On 11/30/2018 03:14 PM, Bastien Nocera wrote:
> On Fri, 2018-11-30 at 13:08 +0100, Stefan Sauer wrote:
>> hi,
>>
>> for the near future I won't be able to work on gtk-doc feature requests.
>> I am cleaning up the code to make it testable and converting the silly
>> integrations tests into unit tests. This will help to get pasring
>> issues/bugs under control with less chance of causing regressions.
>>
>> Here are the current feature requests, if someone would like to help:
>>
>> https://gitlab.gnome.org/GNOME/gtk-doc/issues?scope=all&utf8=%E2%9C%93&state=opened&label_name[]=4.%20Help%20Wanted&label_name[]=4.%20Newcomers
>>
>> Remember, it is now python, so no perl knowledge needed anymore.
>>
>>
>> Also is there someone who could help to turn gtkdoc into something that
>> can be published on pypy, so that people can pull the latest with pip?
> Having filed a bunch of feature requests and bugs against gtk-doc
> recently, I ran into the problem that, in addition to my Python only
> being slightly better than my Perl, I had trouble finding what parts of
> the code generated the code that I wanted, and how to create small test
> cases for the problems I was filing bugs about.
>
> Some guidance on the bugs, like which function should be modified, or
> where to start prodding, would definitely be useful, at least until the
> internals themselves are better documented.

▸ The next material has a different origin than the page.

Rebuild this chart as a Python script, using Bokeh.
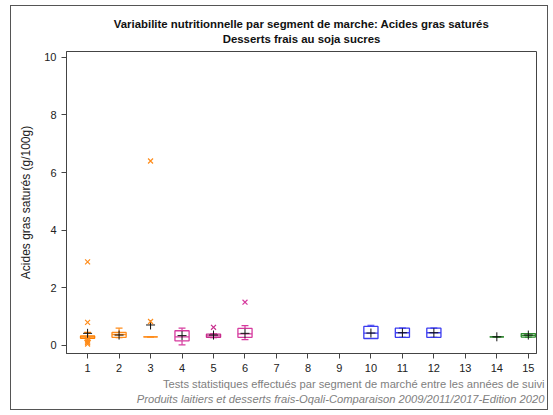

Git has doc/gtkdoc.dot, which helps to understand what happens at which
stage. With the cleanups in the code base I also try to make it more
hackable (etc add comment describing how each tool works). I recently
added new tests for gtkdoc-scan and gtkdoc-mkdb and these are relative
straight forward python unittests, so if you have a code snippet that
gets not properly parsed, we an easily turn this into a test (I think
you files some for 'unsigned' in parameters and I will probably cover
this with the tests in the coming days.
There are still lots of parts that are not very testable and it is going
to take a while to refactor the code :/
> (as for PyPi support, I personally build gtk-doc in jhbuild, and build
> my modules that use gtk-doc in jhbuild as well, so I always have the
> latest gtk-doc to generate docs, contributors would probably want to
> use gtk-doc from git in any case)
>
Thats a good point, maybe then this is not so important.